For all of this to happen the system has to be designed, installed and maintained properly. “Maintenance can be complicated,” warns Sinai, “and as technology changes, maintenance can become more and more difficult.”

Yet most maintenance professionals seem up to the challenge. “Our staff is eager to learn new technology,” reports Pretzman. “And troubleshooting in the field is a skill that is still highly in demand. We need a mix of both.”

Ultimately the end user has to buy into the system. All the state-of-the-art, top-of-the-line controls in the world can’t combat an open window. “Users don’t understand that opening a window really messes up these controls,” says Pretzman, whose school has gone so far as to hire a campus consultant to help change behaviors. “Students seem the most receptive to the message of turning off lights and computers when not in use. They are really invested in saving energy.”

The systems themselves may also help. “Some systems have a light that signals when conditions are right for opening windows,” reports Sinai. “If there is feedback like a green light, occupants are likelier to understand the impact on the system.”

Automated controls might even introduce some to air conditioning for the first time. “HSB’s recent work with Julie Billiart School in suburban Cleveland, Ohio, is a good example of how automated systems can enhance building design and streamline operating costs.
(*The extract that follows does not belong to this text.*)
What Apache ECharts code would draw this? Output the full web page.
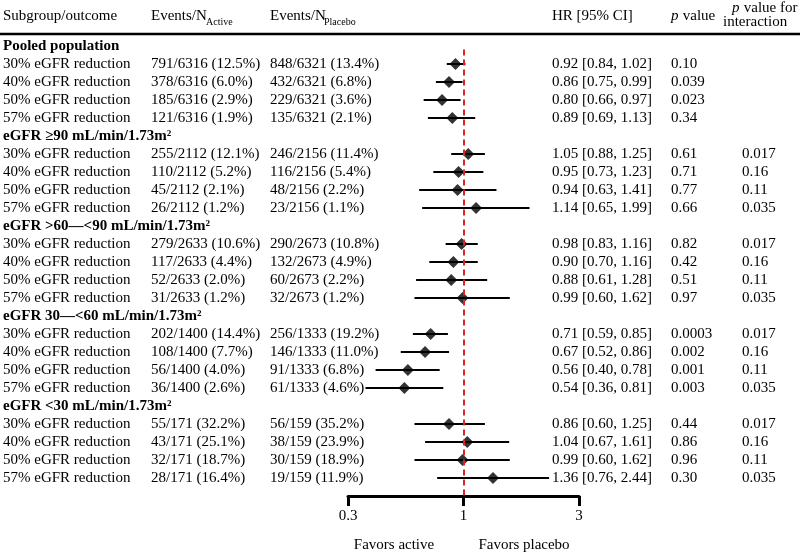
<!DOCTYPE html>
<html>
<head>
<meta charset="utf-8">
<script src="https://cdn.jsdelivr.net/npm/echarts@6/dist/echarts.min.js"></script>
<style>
html,body{margin:0;padding:0;background:#fff;}
#main{width:800px;height:553px;}
</style>
</head>
<body>
<div id="main"></div>
<script>
// ---------- data ----------
const groups = ['Pooled population', 'eGFR \u226590 mL/min/1.73m\u00b2', 'eGFR >60\u2014<90 mL/min/1.73m\u00b2', 'eGFR 30\u2014<60 mL/min/1.73m\u00b2', 'eGFR <30 mL/min/1.73m\u00b2'];
const outcomes = ['30% eGFR reduction', '40% eGFR reduction', '50% eGFR reduction', '57% eGFR reduction'];
const eventsActive = [
  '791/6316 (12.5%)', '378/6316 (6.0%)', '185/6316 (2.9%)', '121/6316 (1.9%)',
  '255/2112 (12.1%)', '110/2112 (5.2%)', '45/2112 (2.1%)', '26/2112 (1.2%)',
  '279/2633 (10.6%)', '117/2633 (4.4%)', '52/2633 (2.0%)', '31/2633 (1.2%)',
  '202/1400 (14.4%)', '108/1400 (7.7%)', '56/1400 (4.0%)', '36/1400 (2.6%)',
  '55/171 (32.2%)', '43/171 (25.1%)', '32/171 (18.7%)', '28/171 (16.4%)'
];
const eventsPlacebo = [
  '848/6321 (13.4%)', '432/6321 (6.8%)', '229/6321 (3.6%)', '135/6321 (2.1%)',
  '246/2156 (11.4%)', '116/2156 (5.4%)', '48/2156 (2.2%)', '23/2156 (1.1%)',
  '290/2673 (10.8%)', '132/2673 (4.9%)', '60/2673 (2.2%)', '32/2673 (1.2%)',
  '256/1333 (19.2%)', '146/1333 (11.0%)', '91/1333 (6.8%)', '61/1333 (4.6%)',
  '56/159 (35.2%)', '38/159 (23.9%)', '30/159 (18.9%)', '19/159 (11.9%)'
];
const hr  = [0.92, 0.86, 0.80, 0.89, 1.05, 0.95, 0.94, 1.14, 0.98, 0.90, 0.88, 0.99, 0.71, 0.67, 0.56, 0.54, 0.86, 1.04, 0.99, 1.36];
const lo  = [0.84, 0.75, 0.66, 0.69, 0.88, 0.73, 0.63, 0.65, 0.83, 0.70, 0.61, 0.60, 0.59, 0.52, 0.40, 0.36, 0.60, 0.67, 0.60, 0.76];
const hi  = [1.02, 0.99, 0.97, 1.13, 1.25, 1.23, 1.41, 1.99, 1.16, 1.16, 1.28, 1.62, 0.85, 0.86, 0.78, 0.81, 1.25, 1.61, 1.62, 2.44];
const pValue = ['0.10', '0.039', '0.023', '0.34', '0.61', '0.71', '0.77', '0.66', '0.82', '0.42', '0.51', '0.97', '0.0003', '0.002', '0.001', '0.003', '0.44', '0.86', '0.96', '0.30'];
const pInteraction = ['', '', '', '', '0.017', '0.16', '0.11', '0.035', '0.017', '0.16', '0.11', '0.035', '0.017', '0.16', '0.11', '0.035', '0.017', '0.16', '0.11', '0.035'];
const tickValues = [0.3, 1, 10 / 3];
const tickLabels = ['0.3', '1', '3'];

// ---------- layout ----------
const FONT = '"Liberation Serif", "Times New Roman", serif';
const FS = 15;
const COL = { sub: 3, act: 151, pla: 270, hr: 552, p: 671, pi: 742 };

const rows = [];
groups.forEach((g, gi) => {
  rows.push({ header: true, text: g, idx: gi * 5 });
  outcomes.forEach((o, k) => {
    rows.push({ header: false, text: o, idx: gi * 5 + k + 1, i: gi * 4 + k });
  });
});
const dataRows = rows.filter(r => !r.header);

function txt(x, y, s, opt) {
  opt = opt || {};
  return {
    type: 'text', x: x, y: y,
    style: Object.assign({
      text: s, fill: '#000', fontSize: FS, fontFamily: FONT,
      align: 'left', verticalAlign: 'middle', textAlign: 'left', textVerticalAlign: 'middle'
    }, opt)
  };
}

const chart = echarts.init(document.getElementById('main'), null, { renderer: 'canvas' });

const option = {
  backgroundColor: '#fff',
  animation: false,
  grid: { left: 348, right: 221, top: 37, bottom: 57 },
  xAxis: {
    type: 'log', logBase: 10, min: 0.3, max: 10 / 3,
    position: 'bottom',
    splitLine: { show: false },
    minorTick: { show: false },
    axisLine: { show: true, onZero: false, lineStyle: { color: '#000', width: 3 } },
    axisTick: { show: true, customValues: tickValues, length: 10, lineStyle: { color: '#000', width: 3 } },
    axisLabel: {
      customValues: tickValues, color: '#000', fontSize: FS, fontFamily: FONT, margin: 13,
      formatter: function (v) {
        let best = 0;
        tickValues.forEach((t, i) => { if (Math.abs(Math.log(t) - Math.log(v)) < Math.abs(Math.log(tickValues[best]) - Math.log(v))) best = i; });
        return tickLabels[best];
      }
    }
  },
  yAxis: { type: 'value', inverse: true, min: -0.5, max: 25, show: false },
  graphic: [
    { type: 'line', shape: { x1: 0, y1: 34, x2: 800, y2: 34 }, style: { stroke: '#000', lineWidth: 2.5 } },
    txt(COL.sub, 16, 'Subgroup/outcome'),
    txt(COL.act, 16, 'Events/N'),
    txt(COL.act + 55, 22, 'Active', { fontSize: 10 }),
    txt(COL.pla, 16, 'Events/N'),
    txt(COL.pla + 54, 22, 'Placebo', { fontSize: 10 }),
    txt(COL.hr, 16, 'HR [95% CI]'),
    txt(671, 16, 'p', { fontStyle: 'italic' }),
    txt(671 + 8, 16, ' value'),
    txt(732, 8, 'p', { fontStyle: 'italic' }),
    txt(732 + 8, 8, ' value for'),
    txt(723, 22, 'interaction'),
    txt(394, 545, 'Favors active', { align: 'center', textAlign: 'center' }),
    txt(524, 545, 'Favors placebo', { align: 'center', textAlign: 'center' })
  ],
  series: [
    {
      // reference line at HR = 1
      type: 'custom', name: 'ref', z: 1, silent: true, clip: false,
      data: [[1, 0]],
      renderItem: function () { return { type: 'group', children: [] }; },
      markLine: {
        silent: true, symbol: ['none', 'none'], label: { show: false },
        lineStyle: { color: '#d62728', width: 2, type: [6, 4] },
        data: [[{ coord: [1, 0.2] }, { coord: [1, 25] }]]
      }
    },
    {
      // confidence intervals
      type: 'custom', name: 'ci', z: 2, silent: true, clip: false,
      data: dataRows.map(r => [lo[r.i], hi[r.i], r.idx]),
      renderItem: function (params, api) {
        const a = api.coord([api.value(0), api.value(2)]);
        const b = api.coord([api.value(1), api.value(2)]);
        return { type: 'line', shape: { x1: a[0], y1: a[1], x2: b[0], y2: b[1] }, style: { stroke: '#000', lineWidth: 2 } };
      }
    },
    {
      type: 'scatter', name: 'hr', z: 3, silent: true,
      symbol: 'diamond', symbolSize: [12, 12],
      itemStyle: { color: '#000' },
      data: dataRows.map(r => [hr[r.i], r.idx])
    },
    {
      // table text
      type: 'custom', name: 'table', z: 4, silent: true, clip: false,
      data: rows.map(r => [1, r.idx]),
      renderItem: function (params, api) {
        const r = rows[params.dataIndex];
        const y = api.coord([1, api.value(1)])[1];
        if (r.header) {
          return { type: 'group', children: [txt(COL.sub, y, r.text, { fontWeight: 'bold' })] };
        }
        const i = r.i;
        const hrTxt = hr[i].toFixed(2) + ' [' + lo[i].toFixed(2) + ', ' + hi[i].toFixed(2) + ']';
        return {
          type: 'group', children: [
            txt(COL.sub, y, r.text),
            txt(COL.act, y, eventsActive[i]),
            txt(COL.pla, y, eventsPlacebo[i]),
            txt(COL.hr, y, hrTxt),
            txt(COL.p, y, pValue[i]),
            txt(COL.pi, y, pInteraction[i])
          ]
        };
      }
    }
  ]
};
chart.setOption(option);
</script>
</body>
</html>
As an elementary school for students with specialized learning needs, Julie Billiart has occupied an 80-year-old mansion, and HSB designed a 16,000 square-foot, two-story addition to accompany the renovation of 21,000 square feet of existing space,” explains Bajko.

“The original building was not air conditioned, so we specified an automated system to control HVAC throughout the new and existing spaces. Since air conditioning was a new line item for the client, they were concerned with the potential costs of it. The fact that the system we specified could manipulate environmental conditions in a very granular fashion, coupled with its ease of use, gave them great comfort in knowing that energy costs would be controlled.”